Pesenas est une ville fort ancienne, puisque Pline, 1. 48. c. 8. en fait mention ; il la nomme Piscenæ, & il loue la laine des environs, la teinture qu’on lui donnoit, & les étoffes durables qu’on en faisoit. Saint Louis acquit cette ville en 1261 de deux seigneurs qui en étoient co-propriétaires, & il l’unit au domaine royal ; c’étoit une châtellenie que le roi Jean érigea en comté l’an 1361, en faveur de Charles d’Artois ; ce comté entra par la suite des tems dans la maison de Montmorenci, vint à M. le prince de Condé, & enfin est échu en partage aux princes de Conti.

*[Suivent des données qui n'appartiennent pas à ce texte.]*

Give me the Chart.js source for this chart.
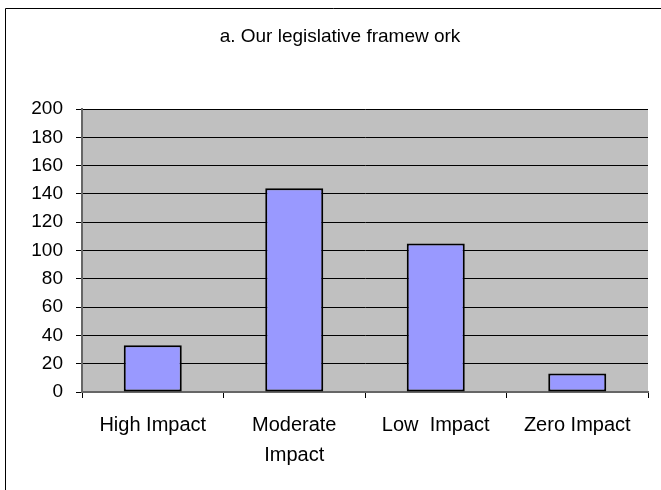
<!DOCTYPE html>
<html>
<head>
<meta charset="utf-8">
<script src="https://cdn.jsdelivr.net/npm/chart.js@4"></script>
<style>
    body { margin: 0; background: #fff; }
</style>
</head>
<body>
<canvas id="myChart" width="661" height="490"></canvas>
<script>
const chartTitle = 'a. Our legislative framew ork';
const categories = ['High Impact', ['Moderate', 'Impact'], 'Low  Impact', 'Zero Impact'];
const impactCounts = [33, 144, 105, 13];
const yMin = 0;
const yMax = 200;
const yStep = 20;

const fontFamily = "'Liberation Sans', Arial, sans-serif";

// grey plot background + the chart frame (frame runs off the right/bottom edges)
const backdrop = {
    id: 'backdrop',
    beforeDraw(chart) {
        const ctx = chart.ctx;
        const a = chart.chartArea;
        ctx.save();
        ctx.fillStyle = '#fff';
        ctx.fillRect(0, 0, chart.width, chart.height);
        ctx.strokeStyle = '#000';
        ctx.lineWidth = 1;
        ctx.beginPath();
        ctx.moveTo(5.5, chart.height);
        ctx.lineTo(5.5, 8.5);
        ctx.lineTo(chart.width, 8.5);
        ctx.stroke();
        ctx.fillStyle = '#C0C0C0';
        ctx.fillRect(a.left, a.top, a.right - a.left, a.bottom - a.top);
        ctx.restore();
    },
    afterDraw(chart) {
        const ctx = chart.ctx;
        ctx.save();
        ctx.fillStyle = '#000';
        ctx.font = '19px ' + fontFamily;
        ctx.textAlign = 'center';
        ctx.textBaseline = 'middle';
        ctx.fillText(chartTitle, 340, 37);
        ctx.restore();
    }
};

var ctx = document.getElementById('myChart');
var myChart = new Chart(ctx, {
    type: 'bar',
    data: {
        labels: categories,
        datasets: [{
            data: impactCounts,
            backgroundColor: '#9999FF',
            borderColor: '#000',
            borderWidth: 2,
            borderSkipped: false,
            barPercentage: 0.41,
            categoryPercentage: 1
        }]
    },
    options: {
        responsive: false,
        animation: false,
        devicePixelRatio: 1,
        layout: { padding: { top: 109, right: 13, left: 0, bottom: 0 } },
        plugins: {
            legend: { display: false },
            tooltip: { enabled: false },
            title: { display: false }
        },
        scales: {
            x: {
                afterFit(scale) { scale.height = 98; },
                grid: {
                    offset: true,
                    drawOnChartArea: false,
                    drawTicks: true,
                    tickLength: 6,
                    tickColor: '#000'
                },
                border: { color: '#666', width: 2 },
                ticks: {
                    color: '#000',
                    padding: 12,
                    maxRotation: 0,
                    font: { family: fontFamily, size: 20, lineHeight: 1.5 }
                }
            },
            y: {
                min: yMin,
                max: yMax,
                afterFit(scale) { scale.width = 82; },
                grid: {
                    color: '#000',
                    lineWidth: 1,
                    drawTicks: true,
                    tickLength: 6,
                    tickColor: '#000'
                },
                border: { color: '#666', width: 2 },
                ticks: {
                    stepSize: yStep,
                    color: '#000',
                    padding: 13,
                    font: { family: fontFamily, size: 19 }
                }
            }
        }
    },
    plugins: [backdrop]
});
</script>
</body>
</html>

C’est à Pesenas que le poëte Sarrazin (Jean-François) mourut de douleur en 1664, pour s’être mêlé d’une affaire qui n’avoit pas réussi. Il étoit né à Hermanville près de Caën en 1605, & devint secretaire du prince de Conti. Un jour le maire & les echevins d’une ville étant venus pour complimenter ce prince, l’orateur resta court à la seconde période, sans pouvoir continuer son compliment. Sarrasin saute aussitôt du carrosse où il étoit avec S. A. se joint au harangueur, & poursuit la harangue, l’assaisonnant de plaisanteries si fines & si délicates, & y mêlant un stile si original, que le Prince ne put s’empêcher lui-même d’en être extrèmement surpris. Le maire & les échevins remercierent Sarrasin de tout leur cœur, & lui présenterent par reconnoissance le vin de la ville. Ses œuvres en prose & en vers mériteroient d’être réimprimés, parce qu’elles sont pleines d’esprit, de naturel & d’agrémens. Il écrivoit de génie, avec une facilité qui n’étoit égalée que par sa paresse. Dans une ode à M. le prince d’Enguion, il s’excuse de le louer par ces deux vers :

Car je n’ai qu’un filet de voix,
Et ne chante que pour Silvie. (D. J.)